The Mets' bench also came up big in Game 2, with reserve outfielder Endy Chavez contributing a drag bunt single and coming around to score the Mets' first run, then singling in the fifth to set up their second run.

Chavez drew the start over former Dodger Shawn Green. ``The guy can play, that's why he's in the game," said Randolph, whose moves have been rewarded with much better outcomes than those of Grady Little, the Dodger manager who is catching flak for the way he has handled his bullpen.

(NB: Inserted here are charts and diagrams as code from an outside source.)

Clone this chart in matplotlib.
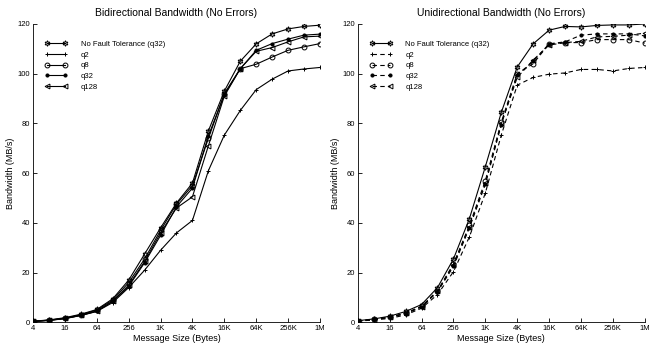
import numpy as np
import matplotlib
matplotlib.use("Agg")
import matplotlib.pyplot as plt
from matplotlib import font_manager

# message sizes (bytes) and tick labels
sizes = [4, 8, 16, 32, 64, 128, 256, 512, 1024, 2048, 4096, 8192, 16384,
         32768, 65536, 131072, 262144, 524288, 1048576]
tick_sizes = [4, 16, 64, 256, 1024, 4096, 16384, 65536, 262144, 1048576]
tick_labels = ["4", "16", "64", "256", "1K", "4K", "16K", "64K", "256K", "1M"]

labels = ["No Fault Tolerance (q32)", "q2", "q8", "q32", "q128"]

# bidirectional bandwidth (MB/s)
bi_nft = [0.5, 1.0, 1.9, 3.3, 5.2, 9.5, 17, 27.5, 38, 48, 56, 77, 93,
          105, 112, 116, 118, 119, 119.5]
bi_q2 = [0.4, 0.8, 1.5, 2.8, 4.4, 8, 14, 21, 29, 36, 41, 61, 75.3,
         85.2, 93.6, 97.8, 101.1, 101.9, 102.5]
bi_q8 = [0.5, 0.9, 1.7, 3.1, 5.0, 9, 16, 25.5, 37, 47.5, 55, 74, 92,
         102, 103.8, 106.7, 109.4, 110.8, 112.1]
bi_q32 = [0.4, 0.8, 1.6, 2.8, 4.5, 8.5, 14.5, 24, 35, 46.5, 54, 75, 91.5,
          102, 109.4, 112.1, 113.9, 115.5, 115.9]
bi_q128 = [0.4, 0.9, 1.6, 2.9, 4.6, 8.5, 15, 24.5, 36, 46, 50.5, 71, 91,
           102, 109, 110.5, 112.8, 114.8, 115.1]

# unidirectional bandwidth (MB/s)
uni_nft = [0.7, 1.4, 2.5, 4.4, 7.2, 14, 25.5, 41.7, 62.6, 84.4, 102.7, 112,
           117.5, 119, 118.8, 119.4, 119.6, 119.6, 120]
uni_q2 = [0.5, 1.0, 1.6, 3.0, 5.7, 11.2, 20.4, 34.4, 52, 75.3, 95.4, 98.5,
          99.8, 100.3, 101.7, 101.7, 101.1, 102.1, 102.5]
uni_q8 = [0.6, 1.2, 2.2, 3.8, 6.5, 12.8, 23.5, 39, 57, 80.5, 100, 104,
          112, 112.5, 112.5, 113.7, 113.7, 113.7, 112.3]
uni_q32 = [0.6, 1.2, 2.0, 3.5, 6.2, 12.3, 22.5, 38, 55.5, 79.5, 99.5, 105,
           112, 112.8, 115.5, 116, 116, 116, 115.2]
uni_q128 = [0.6, 1.1, 2.1, 3.6, 6.3, 12.5, 23, 38.5, 56, 80, 98.5, 105.5,
            111.5, 112.5, 113, 114.8, 115, 115.5, 116.3]

names = [f.name for f in font_manager.fontManager.ttflist]
fam = "Liberation Sans Narrow" if "Liberation Sans Narrow" in names else "Liberation Sans"
plt.rcParams["font.family"] = [fam, "DejaVu Sans"]

hexagram = (6, 1, 0)
markers = [hexagram, "+", "o", ".", "<"]
msizes = [4, 3.5, 3.5, 4.5, 3.5]


def draw(ax, series, title, dashed):
    for i, (y, lab) in enumerate(zip(series, labels)):
        ls = "--" if (dashed and i > 0) else "-"
        filled = markers[i] == "."
        ax.plot(sizes, y, color="k", linestyle=ls, linewidth=0.8,
                marker=markers[i], markersize=msizes[i],
                markerfacecolor="k" if filled else "none",
                markeredgecolor="k", markeredgewidth=0.7,
                dashes=(4, 3) if ls == "--" else (None, None), label=lab)
    ax.set_xscale("log", base=2)
    ax.set_xlim(4, 1048576)
    ax.set_ylim(0, 120)
    ax.set_xticks(tick_sizes)
    ax.set_xticklabels(tick_labels)
    ax.minorticks_off()
    ax.set_yticks([0, 20, 40, 60, 80, 100, 120])
    ax.tick_params(direction="in", length=3, width=0.6, labelsize=5.5, pad=2)
    for s in ["top", "right"]:
        ax.spines[s].set_visible(False)
    for s in ["left", "bottom"]:
        ax.spines[s].set_linewidth(0.6)
    ax.set_title(title, fontsize=7.5, pad=6)
    ax.set_xlabel("Message Size (Bytes)", fontsize=6.5, labelpad=1)
    ax.set_ylabel("Bandwidth (MB/s)", fontsize=6.5, labelpad=2)
    ax.legend(loc="upper left", bbox_to_anchor=(0.025, 0.96), frameon=False,
              numpoints=2, fontsize=5.5, handlelength=3.0, handletextpad=1.7,
              labelspacing=0.45, borderaxespad=0.2)


fig = plt.figure(figsize=(6.65, 3.52), dpi=100)
ax1 = fig.add_axes([0.0496, 0.084, 0.4316, 0.848])
ax2 = fig.add_axes([0.538, 0.084, 0.4316, 0.848])

draw(ax1, [bi_nft, bi_q2, bi_q8, bi_q32, bi_q128],
     "Bidirectional Bandwidth (No Errors)", False)
draw(ax2, [uni_nft, uni_q2, uni_q8, uni_q32, uni_q128],
     "Unidirectional Bandwidth (No Errors)", True)

fig.savefig("out.png", dpi=100)
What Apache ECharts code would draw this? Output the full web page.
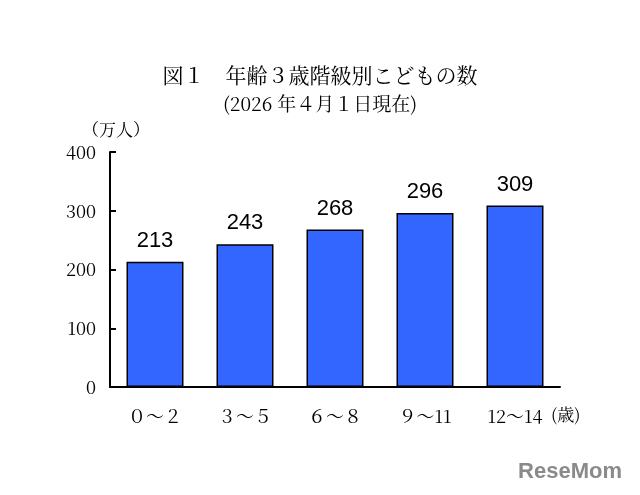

Little also paid dearly for Garciaparra's departure in the sixth inning Thursday because he had to reshuffle his infield, with Jeff Kent moving from second to first, Julio Lugo from third to second, and Wilson Betemit entering the game at third. Betemit reacted poorly to a sacrifice bunt by Jose Valentin, breaking back to the bag instead of handling the ball. Then Lugo, covering first, couldn't handle an off-balance throw from pitcher Brett Tomko -- the pitcher was charged with the error, but Little said Lugo should have gotten the ``E."

The Mets parlayed that misplay into two runs, the first when 48-year-old Julio Franco beat the relay on an attempted double play, the second when Jose Reyes singled.

Randolph chuckled when asked about Franco's extra gear. ``I was, `Oh, jeez, get down there quick.' He rolled over on a changeup. But it's amazing how he competes. That was a huge, you know, huge play for us because it kept things going for us a little bit."

So now the Dodgers turn to Maddux, who won six games since coming from the Cubs in a trading deadline deal. Even at 40, the four-time Cy Young Award winner has shown the knack to rise to the occasion. In his first start as a Dodger, he went six innings without allowing a hit. In his last start, he allowed the Giants just three hits in seven innings as the Dodgers clinched a postseason spot.

The possibility exists that this will be the last game of Maddux's big league career.

``I honestly haven't thought about it," he said. ``There's way too much on my plate right now to worry about next year. I'm doing what I can to put myself in position to have success for the rest of the season."